Mancanza di autostima, è una vera e propria sindrome.
Alla fine degli anni 70 era molto in voga un cartone animato che ebbe un enorme successo, che narrava le vicende di Calimero; il pulcino nero con un guscio come cappello. Il finale di ogni puntata aveva sempre lo stesso leit motiv: Calimero si ritrovava solo, sconsolato ed incompreso, vittima di soprusi e ingiustizie e sventurato come non mai.
Chi di noi non si è mai immedesimato in quel pulcino così indifeso e sfortunato?
Nella vita capita a tutti di diventare oggetto di circostanze negative, e di sentirsi perseguitati dal senso di ingiustizia e prevaricazione.
In alcuni casi però questa attitudine diventa cronica, tanto da essere riconosciuta come malattia e mutuare la denominazione di “sindrome di Calimero .
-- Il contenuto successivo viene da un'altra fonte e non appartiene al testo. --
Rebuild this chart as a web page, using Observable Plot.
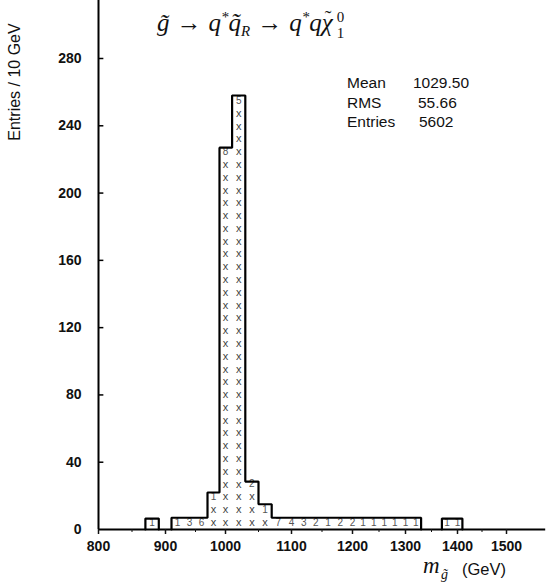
<!DOCTYPE html>
<html><head><meta charset="utf-8">
<script src="https://cdn.jsdelivr.net/npm/d3@7"></script>
<script src="https://cdn.jsdelivr.net/npm/@observablehq/plot@0.6"></script>
<style>
body{margin:0;background:#fff;}
#wrap{position:relative;width:547px;height:587px;overflow:hidden;}
#wrap svg{position:absolute;left:0;top:0;}
.ov{position:absolute;white-space:nowrap;color:#111;}
.title{font-family:"Liberation Serif",serif;font-style:italic;font-size:25px;left:157px;top:9px;}
.title .n{font-style:normal;margin:0 7px;}
.title sup,.title sub{font-size:15px;}
.title sup{vertical-align:9px;line-height:0;}
.title sub{vertical-align:-5px;line-height:0;}
.acc{position:relative;display:inline-block;}
.acc::after{content:"\02DC";position:absolute;left:3px;top:-1px;font-style:normal;font-size:20px;line-height:20px;}
.ss{display:inline-block;vertical-align:-7px;line-height:16px;font-size:15px;font-style:normal;margin-left:4px;}
.ss span{display:block;}
.stat{font-family:"Liberation Sans",Arial,sans-serif;font-size:15.5px;line-height:18px;}
.ytitle{font-family:"Liberation Sans",Arial,sans-serif;font-size:16px;left:15px;top:82px;transform:translate(-50%,-50%) rotate(-90deg);}
.xm{left:423px;top:553px;font-family:"Liberation Serif",serif;font-style:italic;font-size:23px;}
.xs{left:441px;top:567px;font-family:"Liberation Serif",serif;font-style:italic;font-size:14px;}
.xu{left:462px;top:560px;font-family:"Liberation Sans",Arial,sans-serif;font-size:16.5px;}
</style></head><body><div id="wrap"></div>
<script>
// ---- data ----
const binLo = [870, 910, 930, 950, 970, 990, 1010, 1030, 1050,
  1070, 1090, 1110, 1130, 1150, 1170, 1190, 1210, 1230, 1250, 1270, 1290, 1310,
  1370, 1390];
const binWidth = 20;
const binHeight = [6.5, 7, 7, 7, 22, 227, 258, 28.5, 15,
  7, 7, 7, 7, 7, 7, 7, 7, 7, 7, 7, 7, 7,
  6.5, 6.5];
const xMarkCount = [0, 0, 0, 0, 2, 29, 33, 3, 1,
  0, 0, 0, 0, 0, 0, 0, 0, 0, 0, 0, 0, 0,
  0, 0];
const topDigit = ["1", "1", "3", "6", "1", "8", "5", "2", "1",
  "7", "4", "3", "2", "1", "2", "2", "1", "1", "1", "1", "1", "1",
  "1", "1"];
const xTicks = [800, 900, 1000, 1100, 1200, 1300, 1400, 1500];
const xMinorTicks = [850, 950, 1050, 1150, 1250, 1350, 1450];
const yTicks = [0, 40, 80, 120, 160, 200, 240, 280];
const statNames = ["Mean", "RMS", "Entries"];
const statValues = ["1029.50", "55.66", "5602"];

// ---- derived tables ----
const outline = [];
let g = -1;
binLo.forEach((lo, i) => {
  const contiguous = i > 0 && binLo[i - 1] + binWidth === lo;
  if (!contiguous) {
    if (i > 0) outline.push({x: binLo[i - 1] + binWidth, y: 0, g});
    g++;
    outline.push({x: lo, y: 0, g});
  }
  outline.push({x: lo, y: binHeight[i], g}, {x: lo + binWidth, y: binHeight[i], g});
});
outline.push({x: binLo[binLo.length - 1] + binWidth, y: 0, g});

const rowBase = 4.2, rowStep = 7.6;
const cells = [];
binLo.forEach((lo, i) => {
  for (let k = 0; k < xMarkCount[i]; k++) cells.push({x: lo + binWidth / 2, y: rowBase + rowStep * k, t: "x", kind: "x"});
  cells.push({x: lo + binWidth / 2, y: rowBase + rowStep * xMarkCount[i], t: topDigit[i], kind: "d"});
});

const chart = Plot.plot({
  width: 547, height: 587,
  marginLeft: 97, marginRight: 4, marginTop: 0, marginBottom: 58,
  style: {background: "transparent", fontFamily: "Liberation Sans, Arial, sans-serif", color: "#111"},
  x: {type: "linear", domain: xTicks, range: [98, 165, 225, 291, 352, 405, 457, 506]},
  y: {type: "linear", domain: [0, 280], range: [529, 58]},
  marks: [
    Plot.text(cells.filter(d => d.kind === "x"), {x: "x", y: "y", text: "t", fontSize: 11, fill: "#444"}),
    Plot.text(cells.filter(d => d.kind === "d"), {x: "x", y: "y", text: "t", fontSize: 10, fill: "#555"}),
    Plot.line(outline, {x: "x", y: "y", z: "g", stroke: "#000", strokeWidth: 2.2, strokeLinejoin: "miter"}),
    Plot.ruleX([800], {y1: 0, y2: 320, stroke: "#000", strokeWidth: 2}),
    Plot.ruleY([0], {x1: 800, x2: 1580, stroke: "#000", strokeWidth: 2}),
    Plot.ruleY(yTicks.slice(1), {y: d => d, x1: 800, x2: 808, stroke: "#000", strokeWidth: 1.5}),
    Plot.axisX({ticks: xTicks, tickFormat: d => String(d), tickSize: 5, tickPadding: 7, fontSize: 14, fontWeight: "bold", label: null, strokeWidth: 1.5}),
    Plot.axisX({ticks: xMinorTicks, tickSize: 3, text: null, label: null, strokeWidth: 1}),
    Plot.axisY({ticks: yTicks, tickFormat: d => String(d), tickSize: 0, tickPadding: 16, fontSize: 14, fontWeight: "bold", label: null})
  ]
});
const wrap = document.getElementById("wrap");
wrap.appendChild(chart);

function ov(cls, html, style) {
  const d = document.createElement("div");
  d.className = "ov " + cls;
  d.innerHTML = html;
  if (style) d.setAttribute("style", style);
  wrap.appendChild(d);
}
ov("title", 'g&#771;<span class="n">&rarr;</span>q<sup>*</sup>q&#771;<sub>R</sub><span class="n">&rarr;</span>q<sup>*</sup>q<span class="acc">&chi;</span><span class="ss"><span>0</span><span>1</span></span>');
const statTop = [74, 93.5, 113];
const valLeft = [413, 418, 419];
statNames.forEach((s, i) => {
  ov("stat", s, `left:347px;top:${statTop[i]}px;`);
  ov("stat", statValues[i], `left:${valLeft[i]}px;top:${statTop[i]}px;`);
});
ov("ytitle", "Entries / 10 GeV");
ov("xm", "m");
ov("xs", "g&#771;");
ov("xu", "(GeV)");
</script>
</body></html>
Anche se il nome è simpatico, in realtà si tratta di un disturbo serio che condiziona la vita sociale e affettiva delle persone.
Il vittimismo patologico nasce dal pessimismo, e chi ne è colpito si sente bersaglio del destino avverso. Ogni piccola critica ferisce oltremodo e fa sentire inadeguati, non all’altezza della situazione. Di conseguenza accrescono i pensieri negativi, e la scarsa autostima scatena i sensi di colpa.
Quasi sempre si tratta di un modo inconscio per esprimere un disagio dovuto all’immaturità nel gestire i rapporti e all’impossibilità di affrontare la realtà.
Il vittimismo si innesca quando una persona capisce di non poter vivere una relazione in modo paritario. Diventare vittima attira indulgenza, affetto e protezione.
Ma c’è anche il rovescio della medaglia! I soggetti in questione molto spesso diventano “tiranni psicologici”. Ovvero sfruttano e tengono sotto scacco le persone disposte ad aiutarli, innescando una reazione a catena che fa sentire questi benefattori, a loro volta, in colpa.
Ma quali sono le cause del vittimismo?
Sovente vanno ricercate scandagliando gli anni dell’infanzia. Possono essere gli schemi appresi da un genitore (quasi sempre la figura materna); o la violenza fisica o psicologica subita da piccoli; o magari l’indifferenza e la mancanza di affetto da parte della famiglia di origine.
Per chi si sente chiamato in causa e riconosce di essere afflitto da questa patologia, il consiglio principale è quello di affrontare il problema. Ovvero cercare di sconfiggere l’insicurezza.
Il modo migliore è riuscire ad osservare se stessi con distacco, come se si guardasse un film: il personaggio della vittima non è mai positivo e non è in grado di superare le difficoltà, per cui non sarà mai felice. Questo per comprendere che l’unica soluzione sta nel cambiare atteggiamento, e tentare di superare il trauma latente. Mettere da parte il bambino lagnoso e fare entrare in scena la persona adulta e responsabile farà prendere coscienza dei propri obblighi; evitando di attribuire le eventuali problematiche al destino o alla malevolenza altrui.
Chi sta dalla parte opposta, ovvero l’individuo che ha sperimentato la pesantezza di stare accanto a una persona predisposta al vittimismo, dovrebbe invece liberarsi dal senso di colpa. Probabilmente la vittima in questione trova terreno fertile in costui, per via di una sensibilità fuori dal comune; o perché fa leva sulla sua inclinazione a sposare i temi dei più deboli.
Per aiutare i “Calimero”, bisognerebbe aiutarli a crescere. Non essere accondiscendenti e mantenere un contegno fermo e integerrimo, per metterli di fronte ai loro errori comportamentali.
Solo in questo modo possono acquisire l’autostima necessaria ad avere un atteggiamento più maturo rispetto alle varie dinamiche relazionali.